- Types d'acteurs : Aide familiale
- Type d'acte : Toilette
- Thème(s) : Abus de pouvoir
- Concept(s) : Expérience, Gouvernante, Rites d’interaction
- Lieu d'observation: Domicile
- Région d'observation: Bruxelles
- Pseudo: Mr Plissart
- Date d'observation: 02/06/2015
- Numéro de page du livre : 156
- Auteur du récit : Natalie Rigaux
Clara sonne. Monsieur vient nous ouvrir, en chemise et caleçon long. A peine le temps de dire bonjour et Clara le somme : « On va à la salle de bain prendre une douche. On se déshabille. Votre fille et le médecin viennent aujourd'hui ! » Comme Mr Plissart obéit sans broncher, Clara me souffle en ouvrant les tentures : « Je ne comprends pas comment les collègues n'y arrivent pas ! Ce n'est pourtant pas compliqué ! ». Pendant le temps de la douche, le chien et moi restons dans le couloir. Ce que j'entends est affligeant. Sauf au moment de l'habillage où il se taira, Mr Plissart va grommeler de façon inintelligible tout le temps que dure l'opération.
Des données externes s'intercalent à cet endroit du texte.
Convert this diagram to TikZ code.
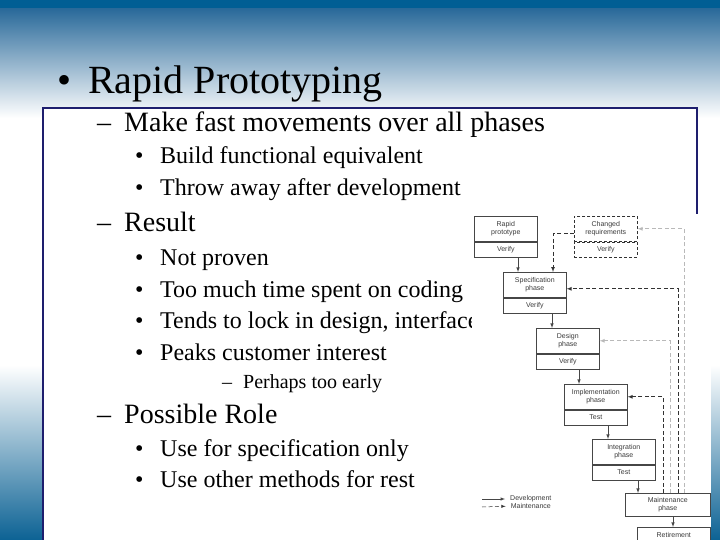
\documentclass[tikz,border=0pt]{standalone}
\usepackage{fontspec}
\setmainfont{Liberation Serif}
\newfontfamily\figfont{Liberation Sans}
\usetikzlibrary{arrows,positioning}
\definecolor{topbar}{RGB}{0,94,148}
\definecolor{slideblue}{RGB}{42,106,154}
\definecolor{botblue}{RGB}{12,98,148}
\definecolor{framenavy}{RGB}{30,30,110}
\definecolor{boxline}{RGB}{70,70,70}
\definecolor{figtext}{RGB}{60,60,60}
\definecolor{maintgray}{RGB}{185,185,185}
\definecolor{maintdark}{RGB}{50,50,50}

\begin{document}
\begin{tikzpicture}[x=1pt,y=-1pt,>=latex,
  lvlone/.style={anchor=base west,inner sep=0pt,font=\fontsize{40}{44}\selectfont},
  lvltwo/.style={anchor=base west,inner sep=0pt,font=\fontsize{28}{32}\selectfont},
  lvlthree/.style={anchor=base west,inner sep=0pt,font=\fontsize{24}{28}\selectfont},
  lvlfour/.style={anchor=base west,inner sep=0pt,font=\fontsize{20}{24}\selectfont},
  phase/.style={draw=boxline,line width=.6pt,fill=white,inner sep=0pt,minimum width=63pt,minimum height=25pt,align=center,text=figtext,font=\figfont\fontsize{7}{8}\selectfont},
  check/.style={phase,minimum height=15pt},
  redo/.style={draw=maintdark,dash pattern=on 3pt off 2pt},
  dev/.style={->,draw=boxline,line width=.6pt},
  upkeep/.style={->,dash pattern=on 4pt off 2.5pt,line width=.7pt},
  legend/.style={anchor=west,inner sep=0pt,text=figtext,font=\figfont\fontsize{7}{8}\selectfont}]
\useasboundingbox (0,0) rectangle (720,540);
\fill[white] (0,0) rectangle (720,540);
\fill[topbar] (0,0) rectangle (720,9);
\shade[top color=slideblue,bottom color=white] (0,9) rectangle (720,118);
\shade[top color=white,bottom color=botblue] (0,365) rectangle (720,540);
\draw[framenavy,line width=1.2pt,fill=white] (43,108) rectangle (697,560);

% slide text
\node[lvlone] (titlebul) at (57,94) {\textbullet};
\node[lvlone] (title) at (88,94) {Rapid Prototyping};
\node[lvltwo] (fastdash) at (97,132) {--};
\node[lvltwo] (fast) at (124,132) {Make fast movements over all phases};
\node[lvlthree] (buildbul) at (135,164) {\textbullet};
\node[lvlthree] (build) at (160,164) {Build functional equivalent};
\node[lvlthree] (throwbul) at (135,196) {\textbullet};
\node[lvlthree] (throw) at (160,196) {Throw away after development};
\node[lvltwo] (resultdash) at (97,232) {--};
\node[lvltwo] (result) at (124,232) {Result};
\node[lvlthree] (provenbul) at (135,265) {\textbullet};
\node[lvlthree] (proven) at (160,265) {Not proven};
\node[lvlthree] (codingbul) at (135,297) {\textbullet};
\node[lvlthree] (coding) at (160,297) {Too much time spent on coding};
\node[lvlthree] (lockbul) at (135,328) {\textbullet};
\node[lvlthree] (lock) at (160,328) {Tends to lock in design, interface};
\node[lvlthree] (peaksbul) at (135,360) {\textbullet};
\node[lvlthree] (peaks) at (160,360) {Peaks customer interest};
\node[lvlfour] (earlydash) at (222,388) {--};
\node[lvlfour] (early) at (243,388) {Perhaps too early};
\node[lvltwo] (roledash) at (97,423) {--};
\node[lvltwo] (role) at (124,423) {Possible Role};
\node[lvlthree] (specbul) at (135,456) {\textbullet};
\node[lvlthree] (speconly) at (160,456) {Use for specification only};
\node[lvlthree] (restbul) at (135,487) {\textbullet};
\node[lvlthree] (rest) at (160,487) {Use other methods for rest};

% life-cycle figure
\fill[white] (472,214) rectangle (711,545);
\node[phase,anchor=north west] (proto) at (474,216) {Rapid\\prototype};
\node[check,below=0pt of proto] (protov) {Verify};
\node[phase,redo,anchor=north west] (changed) at (574,216) {Changed\\requirements};
\node[check,redo,below=0pt of changed] (changedv) {Verify};
\node[phase,anchor=north west] (spec) at (503,272) {Specification\\phase};
\node[check,below=0pt of spec] (specv) {Verify};
\node[phase,anchor=north west] (design) at (536,328) {Design\\phase};
\node[check,below=0pt of design] (designv) {Verify};
\node[phase,anchor=north west] (impl) at (564,384) {Implementation\\phase};
\node[check,below=0pt of impl] (implv) {Test};
\node[phase,anchor=north west] (integ) at (592,439) {Integration\\phase};
\node[check,below=0pt of integ] (integv) {Test};
\node[phase,anchor=north west,minimum width=85pt,minimum height=23pt] (maint) at (625,493) {Maintenance\\phase};
\node[check,anchor=north west,minimum width=73pt] (retire) at (637,527) {Retirement};

\draw[dev] ([xshift=44pt]protov.south west) -- ([xshift=15pt]spec.north west);
\draw[dev] ([xshift=49pt]specv.south west) -- ([xshift=16pt]design.north west);
\draw[dev] ([xshift=43pt]designv.south west) -- ([xshift=15pt]impl.north west);
\draw[dev] ([xshift=44pt]implv.south west) -- ([xshift=16pt]integ.north west);
\draw[dev] ([xshift=46pt]integv.south west) -- ([xshift=13pt]maint.north west);
\draw[dev] ([xshift=48pt]maint.south west) -- ([xshift=36pt]retire.north west);

\coordinate (up1) at ([xshift=59pt]maint.north west);
\coordinate (up2) at ([xshift=53pt]maint.north west);
\coordinate (up3) at ([xshift=45pt]maint.north west);
\coordinate (up4) at ([xshift=38pt]maint.north west);
\draw[upkeep,maintgray] (up1) |- (changed.east);
\draw[upkeep,maintdark] (up2) |- ([yshift=-4pt]spec.east);
\draw[upkeep,maintgray] (up3) |- (design.east);
\draw[upkeep,maintdark] (up4) |- (impl.east);
\draw[upkeep,maintdark] ([yshift=-5pt]changed.west) -| ([xshift=50pt]spec.north west);

\node[legend] (ldev) at (510,499) {Development};
\node[legend,below=1pt of ldev] (lmaint) {Maintenance};
\coordinate (ldevtail) at (482,499);
\coordinate (lmainttail) at (482,507);
\draw[dev,line width=.5pt] (ldevtail) -- ([xshift=-5pt]ldev.west);
\draw[upkeep,maintdark,line width=.5pt] (lmainttail) -- ([xshift=-5pt]lmaint.west);
\end{tikzpicture}
\end{document}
De cette basse (quasi) continue ressort à intervalles réguliers la voix forte et irritée de Clara : « Arrêtez de rouspéter de Mr Plissart, on entre dans le bain ! » ou « On fait les cheveux aussi, mettez la tête sous l'eau » et plusieurs fois « Fermez votre bouche, Mr Plissart, le silence nous fera du bien ». A un moment : « Faites vos parties intimes, Mr Plissart et votre anus ! Votre anus ! Encore, il est encore plein de caca ! Frottez encore avec le gant de toilette ou je le fais moi-même ! » C'est à ce moment-là que Mr Plissart explose, avec une phrase tout à fait compréhensible celle-là : « Mais foutez-moi la paix à la fin, merde ! » Clara : « Gardez le « merde » pour vous, Mr Plissart, un peu de respect s'il vous plait ». Lui : « Mais c'est vous qui me manquez de respect ! « . Elle « Non, c'est vous ». A certains moments, elle dit aussi : « Anne-Françoise vient tout à l'heure, je lui dirai que vous ne voulez plus vous laver. Vous verrez quel effet ça aura ! » A toutes ces interpellations répondent les grommellements hostiles mais indistincts de Mr Plissart. Le chien est couché en travers du hall. De temps à autre, il me regarde. J'ai le sentiment qu'il partage mon abattement. (…) Quand Mr Plissart me rejoint dans la cuisine, je lui demande d'une voix chaude, comme pour le réconforter après cette épreuve : « Comment allez-vous, Mr Plissart ? » Lui : « Je suis bien quand je suis seul chez moi, qu'on ne m'ennuie pas. » Moi (fadasse !) : « Vous aimez la solitude ? » Lui : « Ce n'est pas ça… » Clara nous interrompt. Je devrai attendre de sortir avec lui et le chien pour l'entendre à nouveau.